Wow, great post Maureen! Yeah, it's hard to "listen" when there are so many voices blending into one chorus. I think a person willing to announce that they are letting go of a goal or a dream is extremely brave.

If I heard someone say they were giving up on a goal similar to my own, I'd instinctively encourage them not to, almost like I was talking to myself. Or rehearsing for when I'm writing my next synopsis. ;)

Kristin said...

I don't think I would ever tell someone who made this decision to "not give up on their dreams." Obviously, it is *not* a dream if they are wanting to leave it behind and pursue other things.

When I have a bad day with my writing, or get a bunch of rejections, my mind for a moment thinks about giving up. But then I realize there is nothing else I'd rather spend so much time on. And how much emptier my life would be without. My writing really defines me as a person.

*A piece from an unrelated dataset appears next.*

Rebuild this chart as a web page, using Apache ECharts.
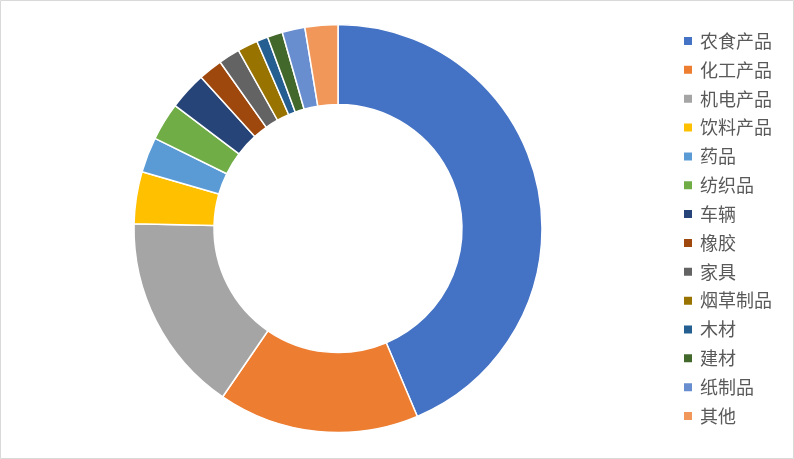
<!DOCTYPE html>
<html>
<head>
<meta charset="utf-8">
<script src="https://cdn.jsdelivr.net/npm/echarts@6/dist/echarts.min.js"></script>
<style>
html,body{margin:0;padding:0;background:#fff;}
#c{width:794px;height:459px;}
</style>
</head>
<body>
<div id="c"></div>
<script>
const categories = ['农食产品','化工产品','机电产品','饮料产品','药品','纺织品','车辆','橡胶','家具','烟草制品','木材','建材','纸制品','其他'];
const values = [43.6,15.9,15.8,4.1,2.8,3.0,3.0,1.9,1.7,1.6,0.9,1.2,1.8,2.6];
const colors = ['#4472C4','#ED7D31','#A5A5A5','#FFC000','#5B9BD5','#70AD47','#264478','#9E480E','#636363','#997300','#255E91','#43682B','#698ED0','#F1975A'];

const chart = echarts.init(document.getElementById('c'), null, {renderer:'canvas'});
chart.setOption({
  animation:false,
  color: colors,
  graphic:[{type:'rect',shape:{x:0.5,y:0.5,width:793,height:458},style:{fill:'none',stroke:'#D9D9D9',lineWidth:1},silent:true}],
  legend:{
    orient:'vertical',
    left:677, top:27,
    icon:'rect', itemWidth:10, itemHeight:10,
    itemGap:10.85,
    textStyle:{fontFamily:'Noto Sans CJK SC',fontSize:18,color:'#595959',lineHeight:18,padding:[0,0,0,2]},
    data: categories
  },
  series:[{
    type:'pie',
    center:[338,228.5],
    radius:[124,204],
    startAngle:90,
    clockwise:true,
    label:{show:false},
    labelLine:{show:false},
    emphasis:{disabled:true},
    itemStyle:{borderColor:'#fff',borderWidth:1.5},
    data: categories.map((n,i)=>({name:n,value:values[i]}))
  }]
});
</script>
</body>
</html>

Sure, it would be *very* hard to justify to outsiders (my spouse especially) why I spend so much time writing if I haven't had any real success. But I really feel like I don't have a choice in the matter. Writing chose me. It's the one thing I have always done well and enjoy (most of the time).

If this person has decided the joy is not there, who am I to tell this person: just stick with it and the joy will return?

I don't know that for sure. I think people say these encouraging things because they themselves are worried and having problems in their writing OR they found success just when they were about to throw in the towel. But you can't superimpose your feelings and your experiences on someone else.

Anonymous said...

My two cents: if they really want to quit, they will.